The Dalkey Archive Press’s CONTEXT magazine “was started to create a context for reading modern and contemporary literature and addressing cultural issues,” according to an interview with the founder:

It is founded upon the rather perverse idea—perverse in terms of how books are treated in our culture—that books do not grow old. That is, they are forever being read by someone for the first time, or even the second or third time. But our culture tends to treat literature as though it is “timely” and therefore books are usually written about only when first published, or later when—at least some of them—get written about in scholarly ways, or what passes for scholarship. It’s also the case these days that individual writers do not get written about by critics. For instance, twenty-five years ago a serious writer who had, let’s say, three or four novels out, would already have a body of criticism written about the work, several articles and a book. That doesn’t happen any longer, partially as a result of what has gone on in academia. So it is even harder now than it was twenty-five years ago to find criticism about contemporary writers. CONTEXT is also concerned with a certain kind of literature and with establishing the historical context and tradition for this literature. When you read reviews in such places as the New York Times, there is a sense that this is the first novel that the reviewer has ever read, and inevitably the basis for liking the book and recommending it to readers is whether it has a good plot, likable characters, and tells us something that will be useful in our everyday lives. There is no sense that this particular novel has its place among—and should be evaluated against—a whole history of other novels.

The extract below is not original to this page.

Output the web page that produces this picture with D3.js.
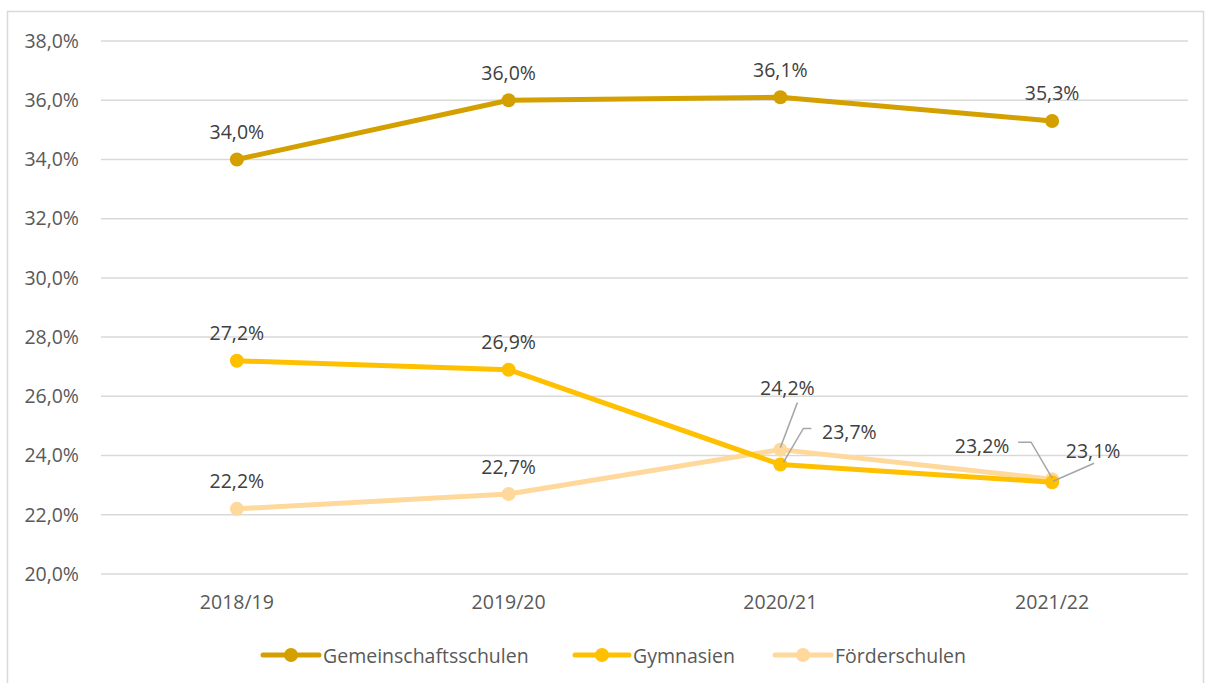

The first article I clicked on was Dmitry Golynko-Volfson’s Letter from Russia, which gave me an informed discussion of recent novels by Pelevin, Sorokin, Limonov, and some writers I had never heard of, Alexander Goldstein, Mikhail Shishkin, the team of Linor Goralik and Stanislav Lvovskii, Sergei Nosov, the team of Aleksandar Garros and Alexei Evdokimov, and Zakhar Prilepin. I look forward to ransacking the rest of the archives.


  1. Bob Helling says

    The part of this post that struck me was his statement of how things have changed in the last twenty-five years. I don’t follow literary criticism and so this is news to me. What has changed? Does it have anything to do with the internet and blogging? My first thought would be that there would be more criticism but maybe it is so diluted because of the lowered “barrier ot entry” that there is actually less professional criticism.
    Can somone enlighten me on this please?

  2. No, I think it has more to do with the increasing scarcity of periodicals that regularly run thoughtful, informed criticism. Once you get past the NYRB and the occasional article in the New Yorker and a few other general-circulation magazines, you’re down to the NYT and similar venues that don’t aspire to anything more than “whether it has a good plot, likable characters, and tells us something that will be useful in our everyday lives.” If anything, the internet has improved matters (cf. CONTEXT).

  3. (oops)

  4. jamessal says

    the increasing scarcity of periodicals that regularly run thoughtful, informed criticism

    Were there many more twenty-five years ago?
    Thanks for the CONTEXT link, by the way; I’m gonna do some ransacking myself. (Seems perfect for someone who didn’t go to college.)

  5. Is this one of those squishy, unfalsifiable literary claims? No, it is also testable.
    You know, that would have been so much more fun if they’d continued by doing a careful statistical analysis and proving that 98.7% of all recorded authors were, in fact, dead.

  6. HAH!
    That’s what I get for being the sciency type – I just went “Cool! I like that.” Leave it to you humanities people to find the obvious joke.